## TASK GOAL:
Write out each line of the listing as it stands, without the images.

━━ DATA EXCERPT ━━

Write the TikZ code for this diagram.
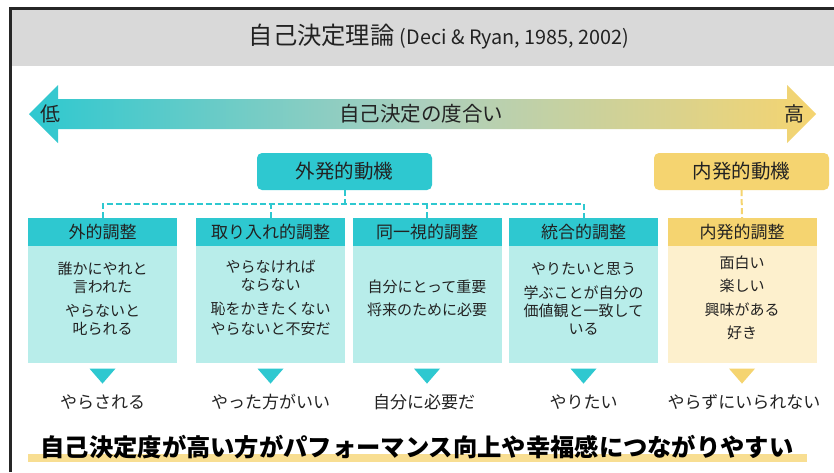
\documentclass[tikz,border=0pt]{standalone}
\usepackage{fontspec}
\setmainfont{Noto Sans CJK JP}
\definecolor{cy}{HTML}{2EC8D0}
\definecolor{cyl}{HTML}{B8EDEA}
\definecolor{ye}{HTML}{F5D470}
\definecolor{yel}{HTML}{FDF0CD}
\definecolor{band}{HTML}{D9D9D9}
\definecolor{hl}{HTML}{F8DE92}
\definecolor{ink}{HTML}{222222}
\definecolor{midc}{HTML}{ABCFBD}
\begin{document}
\begin{tikzpicture}[x=1pt,y=-1pt,
  every node/.style={text=ink, inner sep=0pt},
  motbox/.style={rounded corners=5pt, minimum width=175pt, minimum height=37pt, font=\fontsize{19.5}{22}\selectfont},
  headbox/.style={minimum width=149pt, minimum height=28pt, font=\fontsize{17}{20}\selectfont},
  bodybox/.style={minimum width=149pt, minimum height=117pt},
  bodytext/.style={align=center, font=\fontsize{15}{18}\selectfont},
  outtext/.style={font=\fontsize{17}{20}\selectfont},
  dsh/.style={line width=2pt, dash pattern=on 6pt off 3pt}
]
\useasboundingbox (0,0) rectangle (834,472);
\fill[white] (0,0) rectangle (834,472);
% title band and frame
\fill[band] (10.5,8.5) rectangle (834,66);
\draw[line width=3pt, black!85] (10.5,472) -- (10.5,8.5) -- (834,8.5);
\node (title) at (439,37) {\fontsize{24.3}{28}\selectfont 自己決定理論\ {\fontsize{19.8}{22}\selectfont (Deci \& Ryan, 1985, 2002)}};
% gradient arrow
\shade[left color=cy, right color=ye, middle color=midc]
  (29,114) -- (58,85) -- (58,99) -- (787,99) -- (787,85) -- (816,114)
  -- (787,143) -- (787,129) -- (58,129) -- (58,143) -- cycle;
\node[font=\fontsize{20}{22}\selectfont] (low) at (50,114) {低};
\node[font=\fontsize{20}{22}\selectfont] (high) at (794,114) {高};
\node[font=\fontsize{20.5}{22}\selectfont] (deg) at (421,114) {自己決定の度合い};
% motivation boxes
\node[motbox, fill=cy] (ext) at (344.5,171.5) {外発的動機};
\node[motbox, fill=ye] (int) at (741.5,171.5) {内発的動機};
% headers and bodies
\node[headbox, fill=cy] (h1) at (102.5,232) {外的調整};
\node[headbox, fill=cy] (h2) at (270.5,232) {取り入れ的調整};
\node[headbox, fill=cy] (h3) at (427,232) {同一視的調整};
\node[headbox, fill=cy] (h4) at (583.5,232) {統合的調整};
\node[headbox, fill=ye] (h5) at (742,232) {内発的調整};
\node[bodybox, fill=cyl, anchor=north] (b1) at (h1.south) {};
\node[bodybox, fill=cyl, anchor=north] (b2) at (h2.south) {};
\node[bodybox, fill=cyl, anchor=north] (b3) at (h3.south) {};
\node[bodybox, fill=cyl, anchor=north] (b4) at (h4.south) {};
\node[bodybox, fill=yel, anchor=north] (b5) at (h5.south) {};
\node[bodytext] (t1) at (102.5,299) {誰かにやれと\\言われた\\[6pt]やらないと\\叱られる};
\node[bodytext] (t2) at (270.5,298) {やらなければ\\ならない\\[6pt]恥をかきたくない\\[2pt]やらないと不安だ};
\node[bodytext] (t3) at (427,298.5) {自分にとって重要\\[5pt]将来のために必要};
\node[bodytext] (t4) at (583.5,298.5) {やりたいと思う\\[6pt]学ぶことが自分の\\価値観と一致して\\いる};
\node[bodytext, font=\fontsize{15}{23.5}\selectfont] (t5) at (742,298) {面白い\\楽しい\\興味がある\\好き};
% dashed connectors
\coordinate (bus) at (0,204);
\draw[dsh, cy] (ext.south) -- (ext.south |- bus);
\draw[dsh, cy] (h1.north) -- (h1.north |- bus) -- (h4.north |- bus) -- (h4.north);
\draw[dsh, cy] (h2.north) -- (h2.north |- bus);
\draw[dsh, cy] (h3.north) -- (h3.north |- bus);
\draw[dsh, ye] (int.south) -- (h5.north);
% triangles
\foreach \b/\c in {b1/cy, b2/cy, b3/cy, b4/cy, b5/ye}{
  \fill[\c] ([xshift=-13pt, yshift=-5pt]\b.south) -- ([xshift=13pt, yshift=-5pt]\b.south) -- ([yshift=-20pt]\b.south) -- cycle;
}
% outcomes
\node[outtext] (o1) at (102.5,402) {やらされる};
\node[outtext] (o2) at (270.5,402) {やった方がいい};
\node[outtext] (o3) at (424,402) {自分に必要だ};
\node[outtext] (o4) at (583.5,402) {やりたい};
\node[outtext] (o5) at (744,402) {やらずにいられない};
% conclusion
\fill[hl] (28,454) rectangle (807,462);
\node[font=\fontsize{24.3}{28}\selectfont\bfseries, text=black] (concl) at (417,447) {自己決定度が高い方がパフォーマンス向上や幸福感につながりやすい};
\end{tikzpicture}
\end{document}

━━━

## ANSWER TO THE PROBLEM:
Write the TikZ code for this diagram.
\documentclass[tikz,border=0pt]{standalone}
\usepackage{fontspec}
\setmainfont{Noto Sans CJK JP}
\definecolor{cy}{HTML}{2EC8D0}
\definecolor{cyl}{HTML}{B8EDEA}
\definecolor{ye}{HTML}{F5D470}
\definecolor{yel}{HTML}{FDF0CD}
\definecolor{band}{HTML}{D9D9D9}
\definecolor{hl}{HTML}{F8DE92}
\definecolor{ink}{HTML}{222222}
\definecolor{midc}{HTML}{ABCFBD}
\begin{document}
\begin{tikzpicture}[x=1pt,y=-1pt,
  every node/.style={text=ink, inner sep=0pt},
  motbox/.style={rounded corners=5pt, minimum width=175pt, minimum height=37pt, font=\fontsize{19.5}{22}\selectfont},
  headbox/.style={minimum width=149pt, minimum height=28pt, font=\fontsize{17}{20}\selectfont},
  bodybox/.style={minimum width=149pt, minimum height=117pt},
  bodytext/.style={align=center, font=\fontsize{15}{18}\selectfont},
  outtext/.style={font=\fontsize{17}{20}\selectfont},
  dsh/.style={line width=2pt, dash pattern=on 6pt off 3pt}
]
\useasboundingbox (0,0) rectangle (834,472);
\fill[white] (0,0) rectangle (834,472);
% title band and frame
\fill[band] (10.5,8.5) rectangle (834,66);
\draw[line width=3pt, black!85] (10.5,472) -- (10.5,8.5) -- (834,8.5);
\node (title) at (439,37) {\fontsize{24.3}{28}\selectfont 自己決定理論\ {\fontsize{19.8}{22}\selectfont (Deci \& Ryan, 1985, 2002)}};
% gradient arrow
\shade[left color=cy, right color=ye, middle color=midc]
  (29,114) -- (58,85) -- (58,99) -- (787,99) -- (787,85) -- (816,114)
  -- (787,143) -- (787,129) -- (58,129) -- (58,143) -- cycle;
\node[font=\fontsize{20}{22}\selectfont] (low) at (50,114) {低};
\node[font=\fontsize{20}{22}\selectfont] (high) at (794,114) {高};
\node[font=\fontsize{20.5}{22}\selectfont] (deg) at (421,114) {自己決定の度合い};
% motivation boxes
\node[motbox, fill=cy] (ext) at (344.5,171.5) {外発的動機};
\node[motbox, fill=ye] (int) at (741.5,171.5) {内発的動機};
% headers and bodies
\node[headbox, fill=cy] (h1) at (102.5,232) {外的調整};
\node[headbox, fill=cy] (h2) at (270.5,232) {取り入れ的調整};
\node[headbox, fill=cy] (h3) at (427,232) {同一視的調整};
\node[headbox, fill=cy] (h4) at (583.5,232) {統合的調整};
\node[headbox, fill=ye] (h5) at (742,232) {内発的調整};
\node[bodybox, fill=cyl, anchor=north] (b1) at (h1.south) {};
\node[bodybox, fill=cyl, anchor=north] (b2) at (h2.south) {};
\node[bodybox, fill=cyl, anchor=north] (b3) at (h3.south) {};
\node[bodybox, fill=cyl, anchor=north] (b4) at (h4.south) {};
\node[bodybox, fill=yel, anchor=north] (b5) at (h5.south) {};
\node[bodytext] (t1) at (102.5,299) {誰かにやれと\\言われた\\[6pt]やらないと\\叱られる};
\node[bodytext] (t2) at (270.5,298) {やらなければ\\ならない\\[6pt]恥をかきたくない\\[2pt]やらないと不安だ};
\node[bodytext] (t3) at (427,298.5) {自分にとって重要\\[5pt]将来のために必要};
\node[bodytext] (t4) at (583.5,298.5) {やりたいと思う\\[6pt]学ぶことが自分の\\価値観と一致して\\いる};
\node[bodytext, font=\fontsize{15}{23.5}\selectfont] (t5) at (742,298) {面白い\\楽しい\\興味がある\\好き};
% dashed connectors
\coordinate (bus) at (0,204);
\draw[dsh, cy] (ext.south) -- (ext.south |- bus);
\draw[dsh, cy] (h1.north) -- (h1.north |- bus) -- (h4.north |- bus) -- (h4.north);
\draw[dsh, cy] (h2.north) -- (h2.north |- bus);
\draw[dsh, cy] (h3.north) -- (h3.north |- bus);
\draw[dsh, ye] (int.south) -- (h5.north);
% triangles
\foreach \b/\c in {b1/cy, b2/cy, b3/cy, b4/cy, b5/ye}{
  \fill[\c] ([xshift=-13pt, yshift=-5pt]\b.south) -- ([xshift=13pt, yshift=-5pt]\b.south) -- ([yshift=-20pt]\b.south) -- cycle;
}
% outcomes
\node[outtext] (o1) at (102.5,402) {やらされる};
\node[outtext] (o2) at (270.5,402) {やった方がいい};
\node[outtext] (o3) at (424,402) {自分に必要だ};
\node[outtext] (o4) at (583.5,402) {やりたい};
\node[outtext] (o5) at (744,402) {やらずにいられない};
% conclusion
\fill[hl] (28,454) rectangle (807,462);
\node[font=\fontsize{24.3}{28}\selectfont\bfseries, text=black] (concl) at (417,447) {自己決定度が高い方がパフォーマンス向上や幸福感につながりやすい};
\end{tikzpicture}
\end{document}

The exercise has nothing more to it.